# [INFORMATION SHOWN]
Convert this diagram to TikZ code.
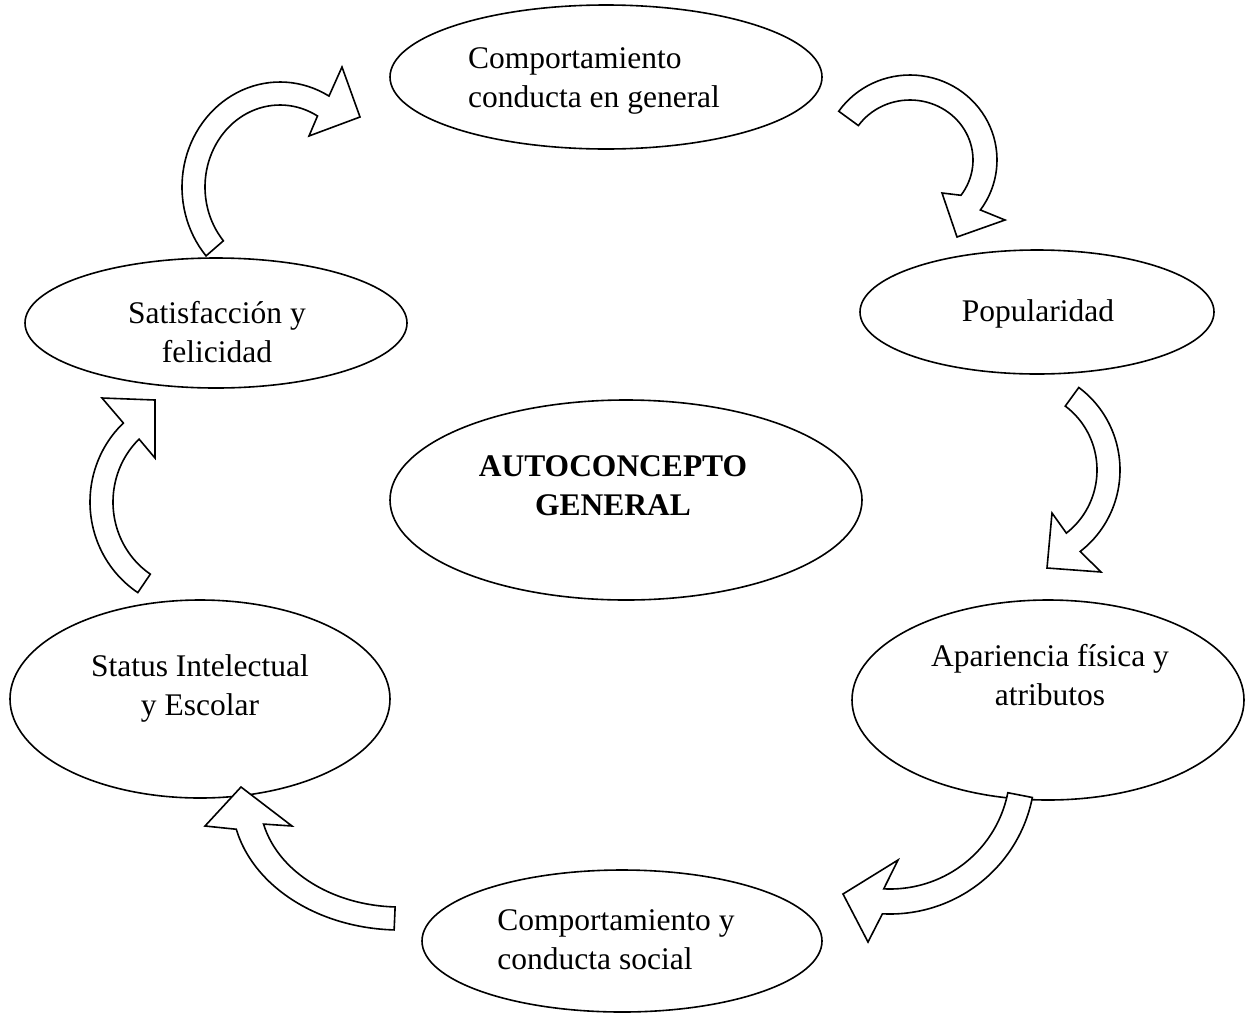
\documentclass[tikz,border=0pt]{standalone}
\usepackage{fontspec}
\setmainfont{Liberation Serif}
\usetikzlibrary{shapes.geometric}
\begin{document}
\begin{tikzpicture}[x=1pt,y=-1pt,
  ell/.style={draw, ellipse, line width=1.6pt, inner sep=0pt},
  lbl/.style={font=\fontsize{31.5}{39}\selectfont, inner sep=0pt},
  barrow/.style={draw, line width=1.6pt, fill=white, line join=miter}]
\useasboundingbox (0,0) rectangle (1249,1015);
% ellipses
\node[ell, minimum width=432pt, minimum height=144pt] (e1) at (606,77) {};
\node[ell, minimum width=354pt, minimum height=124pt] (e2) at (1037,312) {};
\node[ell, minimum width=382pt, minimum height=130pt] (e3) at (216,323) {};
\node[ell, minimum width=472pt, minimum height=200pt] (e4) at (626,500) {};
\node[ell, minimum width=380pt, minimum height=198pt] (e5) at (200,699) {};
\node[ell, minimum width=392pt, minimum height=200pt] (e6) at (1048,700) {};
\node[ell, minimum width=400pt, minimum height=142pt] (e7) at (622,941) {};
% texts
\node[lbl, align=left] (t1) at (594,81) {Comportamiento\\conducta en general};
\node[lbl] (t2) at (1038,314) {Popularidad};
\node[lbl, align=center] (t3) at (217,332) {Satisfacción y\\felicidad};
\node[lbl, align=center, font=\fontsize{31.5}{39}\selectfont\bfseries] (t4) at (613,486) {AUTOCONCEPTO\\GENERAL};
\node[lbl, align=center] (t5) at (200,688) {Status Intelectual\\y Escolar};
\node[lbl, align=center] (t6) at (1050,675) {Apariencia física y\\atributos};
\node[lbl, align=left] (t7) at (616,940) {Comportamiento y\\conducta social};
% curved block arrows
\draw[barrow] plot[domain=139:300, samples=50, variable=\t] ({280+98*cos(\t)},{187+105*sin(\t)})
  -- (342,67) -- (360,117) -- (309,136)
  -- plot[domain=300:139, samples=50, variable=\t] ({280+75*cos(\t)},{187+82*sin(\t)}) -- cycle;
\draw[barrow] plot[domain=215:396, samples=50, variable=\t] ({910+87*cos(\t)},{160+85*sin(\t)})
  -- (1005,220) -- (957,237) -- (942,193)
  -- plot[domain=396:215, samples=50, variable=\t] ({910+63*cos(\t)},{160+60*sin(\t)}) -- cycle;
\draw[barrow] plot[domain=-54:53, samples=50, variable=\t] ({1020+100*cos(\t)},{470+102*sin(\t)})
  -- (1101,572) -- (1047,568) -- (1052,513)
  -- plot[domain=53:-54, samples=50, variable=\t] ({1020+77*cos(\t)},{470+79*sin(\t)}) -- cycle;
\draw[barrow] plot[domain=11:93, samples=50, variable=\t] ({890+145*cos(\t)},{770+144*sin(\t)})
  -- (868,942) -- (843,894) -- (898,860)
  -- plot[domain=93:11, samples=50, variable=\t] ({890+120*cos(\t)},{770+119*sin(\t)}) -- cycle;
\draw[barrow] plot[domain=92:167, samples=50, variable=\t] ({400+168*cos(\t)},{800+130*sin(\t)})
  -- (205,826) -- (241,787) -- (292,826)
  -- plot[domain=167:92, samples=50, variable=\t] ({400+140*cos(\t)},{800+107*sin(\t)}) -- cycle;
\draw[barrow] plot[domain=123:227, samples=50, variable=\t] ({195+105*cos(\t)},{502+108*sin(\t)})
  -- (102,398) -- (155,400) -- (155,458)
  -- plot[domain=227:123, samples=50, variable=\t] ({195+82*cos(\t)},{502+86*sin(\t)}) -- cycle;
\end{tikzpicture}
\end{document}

# [REQUEST]
Omit pictures; set down the rest of the material word for word.

# [WRITTEN RESPONSE]
Convert this diagram to TikZ code.
\documentclass[tikz,border=0pt]{standalone}
\usepackage{fontspec}
\setmainfont{Liberation Serif}
\usetikzlibrary{shapes.geometric}
\begin{document}
\begin{tikzpicture}[x=1pt,y=-1pt,
  ell/.style={draw, ellipse, line width=1.6pt, inner sep=0pt},
  lbl/.style={font=\fontsize{31.5}{39}\selectfont, inner sep=0pt},
  barrow/.style={draw, line width=1.6pt, fill=white, line join=miter}]
\useasboundingbox (0,0) rectangle (1249,1015);
% ellipses
\node[ell, minimum width=432pt, minimum height=144pt] (e1) at (606,77) {};
\node[ell, minimum width=354pt, minimum height=124pt] (e2) at (1037,312) {};
\node[ell, minimum width=382pt, minimum height=130pt] (e3) at (216,323) {};
\node[ell, minimum width=472pt, minimum height=200pt] (e4) at (626,500) {};
\node[ell, minimum width=380pt, minimum height=198pt] (e5) at (200,699) {};
\node[ell, minimum width=392pt, minimum height=200pt] (e6) at (1048,700) {};
\node[ell, minimum width=400pt, minimum height=142pt] (e7) at (622,941) {};
% texts
\node[lbl, align=left] (t1) at (594,81) {Comportamiento\\conducta en general};
\node[lbl] (t2) at (1038,314) {Popularidad};
\node[lbl, align=center] (t3) at (217,332) {Satisfacción y\\felicidad};
\node[lbl, align=center, font=\fontsize{31.5}{39}\selectfont\bfseries] (t4) at (613,486) {AUTOCONCEPTO\\GENERAL};
\node[lbl, align=center] (t5) at (200,688) {Status Intelectual\\y Escolar};
\node[lbl, align=center] (t6) at (1050,675) {Apariencia física y\\atributos};
\node[lbl, align=left] (t7) at (616,940) {Comportamiento y\\conducta social};
% curved block arrows
\draw[barrow] plot[domain=139:300, samples=50, variable=\t] ({280+98*cos(\t)},{187+105*sin(\t)})
  -- (342,67) -- (360,117) -- (309,136)
  -- plot[domain=300:139, samples=50, variable=\t] ({280+75*cos(\t)},{187+82*sin(\t)}) -- cycle;
\draw[barrow] plot[domain=215:396, samples=50, variable=\t] ({910+87*cos(\t)},{160+85*sin(\t)})
  -- (1005,220) -- (957,237) -- (942,193)
  -- plot[domain=396:215, samples=50, variable=\t] ({910+63*cos(\t)},{160+60*sin(\t)}) -- cycle;
\draw[barrow] plot[domain=-54:53, samples=50, variable=\t] ({1020+100*cos(\t)},{470+102*sin(\t)})
  -- (1101,572) -- (1047,568) -- (1052,513)
  -- plot[domain=53:-54, samples=50, variable=\t] ({1020+77*cos(\t)},{470+79*sin(\t)}) -- cycle;
\draw[barrow] plot[domain=11:93, samples=50, variable=\t] ({890+145*cos(\t)},{770+144*sin(\t)})
  -- (868,942) -- (843,894) -- (898,860)
  -- plot[domain=93:11, samples=50, variable=\t] ({890+120*cos(\t)},{770+119*sin(\t)}) -- cycle;
\draw[barrow] plot[domain=92:167, samples=50, variable=\t] ({400+168*cos(\t)},{800+130*sin(\t)})
  -- (205,826) -- (241,787) -- (292,826)
  -- plot[domain=167:92, samples=50, variable=\t] ({400+140*cos(\t)},{800+107*sin(\t)}) -- cycle;
\draw[barrow] plot[domain=123:227, samples=50, variable=\t] ({195+105*cos(\t)},{502+108*sin(\t)})
  -- (102,398) -- (155,400) -- (155,458)
  -- plot[domain=227:123, samples=50, variable=\t] ({195+82*cos(\t)},{502+86*sin(\t)}) -- cycle;
\end{tikzpicture}
\end{document}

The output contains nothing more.